Comment by tialaramex
2 days ago
Of course, for trivial mechanical changes like adding an argument the Rust binding changes are also trivial. If you've just spent half an hour walking through driver code for hardware you've never heard of changing stuff like
quaff(something, 5, Q_DOOP) ... into ... quaff(something, 5, 0, Q_DEFAULT | (Q_DOOP << 4))
Then it's not beyond the wits of a C programmer to realise that the Rust binding
quaff(var1, n, maybe_doop) ... can be ... quaff(var1, n, 0, Q_DEFAULT | (maybe_doop << 4))

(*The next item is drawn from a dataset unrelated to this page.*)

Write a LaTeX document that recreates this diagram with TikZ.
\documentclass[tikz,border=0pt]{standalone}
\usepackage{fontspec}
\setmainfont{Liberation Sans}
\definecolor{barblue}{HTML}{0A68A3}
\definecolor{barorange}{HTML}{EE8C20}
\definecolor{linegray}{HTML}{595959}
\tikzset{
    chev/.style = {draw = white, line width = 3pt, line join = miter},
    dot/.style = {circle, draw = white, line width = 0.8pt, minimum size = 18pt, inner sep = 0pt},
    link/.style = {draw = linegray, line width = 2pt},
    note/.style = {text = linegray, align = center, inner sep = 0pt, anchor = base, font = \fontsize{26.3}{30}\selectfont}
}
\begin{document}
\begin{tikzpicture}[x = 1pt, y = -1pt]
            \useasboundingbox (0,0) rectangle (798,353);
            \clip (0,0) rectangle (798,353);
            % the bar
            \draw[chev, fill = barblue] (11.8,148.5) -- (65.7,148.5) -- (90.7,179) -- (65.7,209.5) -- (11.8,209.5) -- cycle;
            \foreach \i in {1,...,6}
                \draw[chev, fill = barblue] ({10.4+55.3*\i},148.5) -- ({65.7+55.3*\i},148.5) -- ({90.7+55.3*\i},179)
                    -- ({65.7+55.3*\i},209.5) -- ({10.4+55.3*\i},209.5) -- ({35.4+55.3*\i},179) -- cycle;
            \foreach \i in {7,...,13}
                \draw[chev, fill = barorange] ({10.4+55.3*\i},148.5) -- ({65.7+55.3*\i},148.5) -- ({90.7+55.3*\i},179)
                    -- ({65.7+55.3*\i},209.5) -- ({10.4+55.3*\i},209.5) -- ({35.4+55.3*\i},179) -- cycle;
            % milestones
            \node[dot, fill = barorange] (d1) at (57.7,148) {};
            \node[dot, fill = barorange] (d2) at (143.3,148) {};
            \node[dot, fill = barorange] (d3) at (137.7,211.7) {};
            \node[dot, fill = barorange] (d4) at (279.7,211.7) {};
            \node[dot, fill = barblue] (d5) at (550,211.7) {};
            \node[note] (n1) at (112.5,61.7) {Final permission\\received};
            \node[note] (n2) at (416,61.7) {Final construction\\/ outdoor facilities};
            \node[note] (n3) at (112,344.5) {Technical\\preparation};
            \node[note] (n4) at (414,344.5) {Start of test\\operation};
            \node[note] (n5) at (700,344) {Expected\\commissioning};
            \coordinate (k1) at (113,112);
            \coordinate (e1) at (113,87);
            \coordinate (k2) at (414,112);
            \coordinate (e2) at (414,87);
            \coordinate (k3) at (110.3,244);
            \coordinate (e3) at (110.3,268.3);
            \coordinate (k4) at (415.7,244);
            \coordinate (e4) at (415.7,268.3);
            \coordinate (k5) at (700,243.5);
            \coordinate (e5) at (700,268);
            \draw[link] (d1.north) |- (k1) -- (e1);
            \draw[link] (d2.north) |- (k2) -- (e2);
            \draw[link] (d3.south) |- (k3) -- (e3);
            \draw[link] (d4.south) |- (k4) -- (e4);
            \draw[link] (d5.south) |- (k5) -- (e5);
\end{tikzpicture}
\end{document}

Probably the Rust maintainer will be horrified and emit a patch to do something more idiomatic for binding your new API but there's an excellent chance that meanwhile your minimal patch builds and works since now it has the right number and type of arguments.
> If you've just spent half an hour walking through driver code for hardware you've never heard of changing stuff [...].

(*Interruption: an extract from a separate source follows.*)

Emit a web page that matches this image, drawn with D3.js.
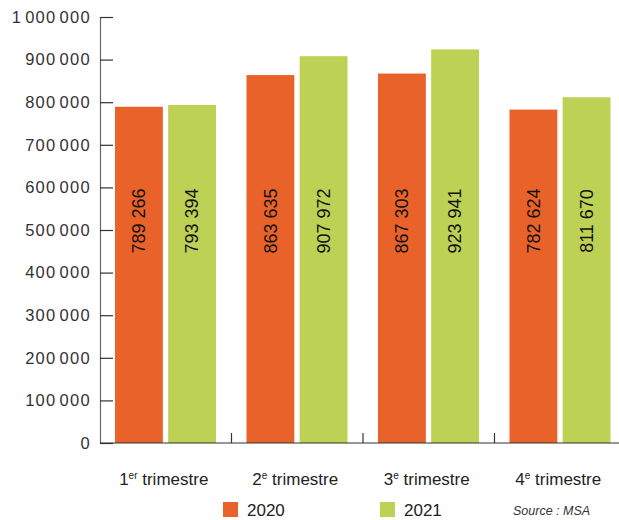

Isn’t the point of Coccinelle that you don’t have to spend time walking through (C) driver code you’ve never heard of?
I have never used Coccinelle but yes, sort of. However, you're on the hook for the patch you submit, Coccinelle isn't a person so if you blindly send out a patch Coccinelle generated, without even eyeballing it, you should expect some risk of thrown tomatoes if (unknown to you) this utterly broke some clever code using your previous API in a way you hadn't anticipated in a driver you don't run.